> **Exercise aim**
Pick out the lines below with "this" and list them.

> **Dataset excerpts**
>>>

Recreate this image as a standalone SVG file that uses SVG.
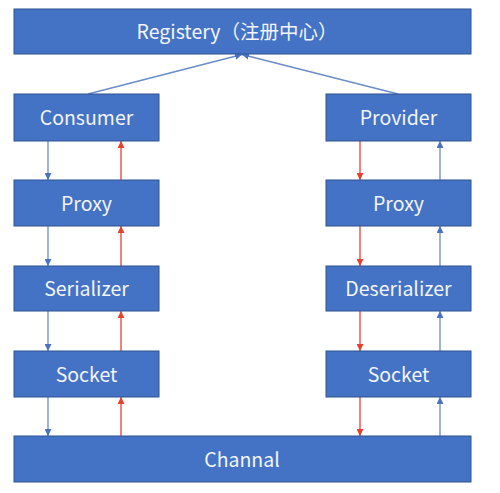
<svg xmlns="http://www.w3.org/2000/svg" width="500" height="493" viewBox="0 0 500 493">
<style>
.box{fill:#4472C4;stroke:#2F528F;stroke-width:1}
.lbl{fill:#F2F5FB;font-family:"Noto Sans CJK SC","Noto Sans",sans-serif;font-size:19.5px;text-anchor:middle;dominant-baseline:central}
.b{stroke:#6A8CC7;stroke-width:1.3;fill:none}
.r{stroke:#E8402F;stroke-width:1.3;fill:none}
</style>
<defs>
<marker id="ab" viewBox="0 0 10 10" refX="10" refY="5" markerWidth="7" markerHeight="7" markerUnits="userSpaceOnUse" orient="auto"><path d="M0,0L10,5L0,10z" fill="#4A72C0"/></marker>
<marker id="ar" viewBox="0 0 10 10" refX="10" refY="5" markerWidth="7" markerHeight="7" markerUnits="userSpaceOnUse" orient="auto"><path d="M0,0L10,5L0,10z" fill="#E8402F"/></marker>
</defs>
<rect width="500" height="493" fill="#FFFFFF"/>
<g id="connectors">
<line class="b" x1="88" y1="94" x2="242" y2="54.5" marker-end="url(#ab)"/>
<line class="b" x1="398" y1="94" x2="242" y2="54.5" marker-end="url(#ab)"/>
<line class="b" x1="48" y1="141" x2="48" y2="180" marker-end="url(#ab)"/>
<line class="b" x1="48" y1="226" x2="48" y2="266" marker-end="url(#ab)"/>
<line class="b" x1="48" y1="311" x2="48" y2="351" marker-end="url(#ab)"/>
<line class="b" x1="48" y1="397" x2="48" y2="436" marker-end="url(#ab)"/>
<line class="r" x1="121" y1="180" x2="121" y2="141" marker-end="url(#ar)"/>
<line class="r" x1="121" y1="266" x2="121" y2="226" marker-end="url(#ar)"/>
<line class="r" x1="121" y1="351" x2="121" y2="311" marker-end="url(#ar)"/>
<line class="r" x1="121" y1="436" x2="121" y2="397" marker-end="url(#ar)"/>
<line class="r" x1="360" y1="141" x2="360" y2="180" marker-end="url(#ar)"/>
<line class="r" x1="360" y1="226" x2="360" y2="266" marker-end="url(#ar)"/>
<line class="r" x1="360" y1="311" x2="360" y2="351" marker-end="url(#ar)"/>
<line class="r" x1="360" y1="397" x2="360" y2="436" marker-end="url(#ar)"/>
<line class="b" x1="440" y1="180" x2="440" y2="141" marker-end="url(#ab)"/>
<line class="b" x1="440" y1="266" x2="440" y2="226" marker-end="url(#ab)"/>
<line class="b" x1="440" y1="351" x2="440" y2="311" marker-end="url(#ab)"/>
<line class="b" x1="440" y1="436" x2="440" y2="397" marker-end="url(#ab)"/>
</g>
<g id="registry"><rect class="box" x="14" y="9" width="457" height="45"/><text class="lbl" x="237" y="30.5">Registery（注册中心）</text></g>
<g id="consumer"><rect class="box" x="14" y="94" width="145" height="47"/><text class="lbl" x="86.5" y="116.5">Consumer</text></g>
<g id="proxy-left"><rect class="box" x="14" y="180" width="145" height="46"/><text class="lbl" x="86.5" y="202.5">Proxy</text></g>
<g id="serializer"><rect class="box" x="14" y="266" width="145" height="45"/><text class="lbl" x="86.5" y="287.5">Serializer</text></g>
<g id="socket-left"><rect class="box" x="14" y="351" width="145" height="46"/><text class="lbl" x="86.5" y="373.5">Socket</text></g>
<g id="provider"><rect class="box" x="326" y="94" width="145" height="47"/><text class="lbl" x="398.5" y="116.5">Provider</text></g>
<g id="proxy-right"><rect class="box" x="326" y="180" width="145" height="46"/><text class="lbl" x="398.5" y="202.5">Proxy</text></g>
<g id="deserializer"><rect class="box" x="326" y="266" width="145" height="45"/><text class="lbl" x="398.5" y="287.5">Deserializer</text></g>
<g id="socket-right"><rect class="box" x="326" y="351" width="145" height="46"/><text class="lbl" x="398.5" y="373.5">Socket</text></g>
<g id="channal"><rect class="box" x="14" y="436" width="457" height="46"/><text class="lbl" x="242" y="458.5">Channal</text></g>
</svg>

<<<
>>>

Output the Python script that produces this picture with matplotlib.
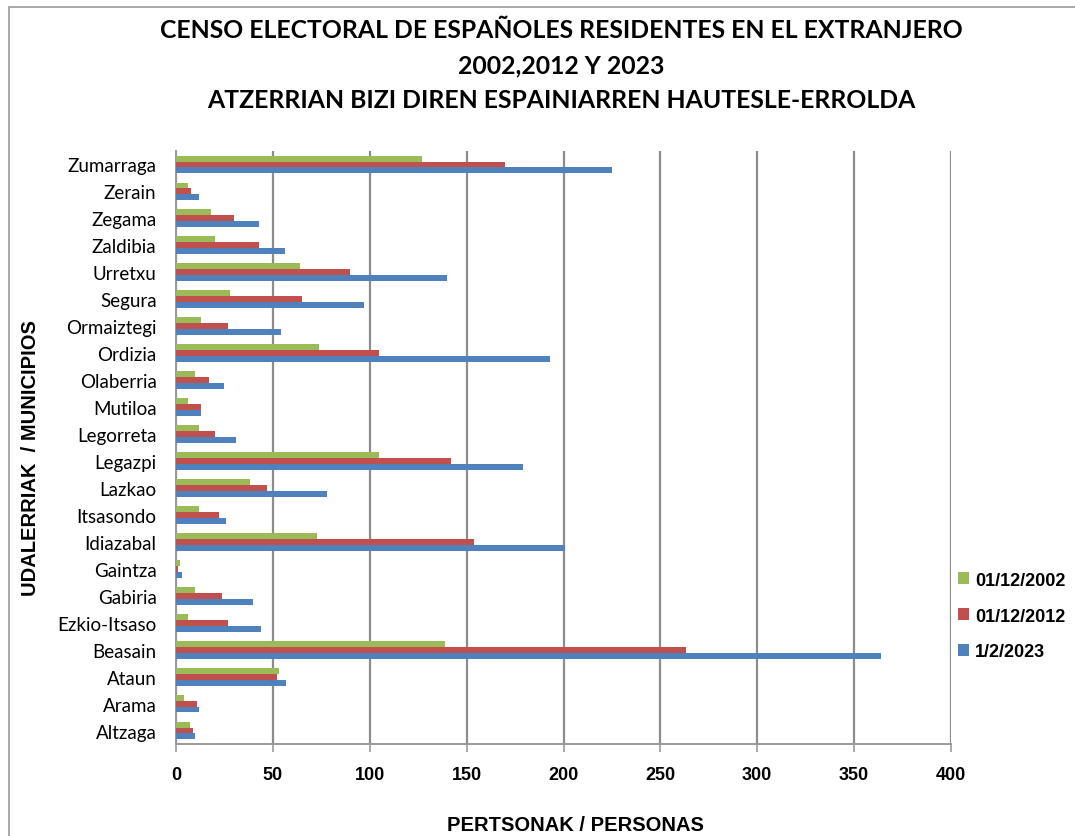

<<<

> **Completed exercise**
Recreate this image as a standalone SVG file that uses SVG.
Output the Python script that produces this picture with matplotlib.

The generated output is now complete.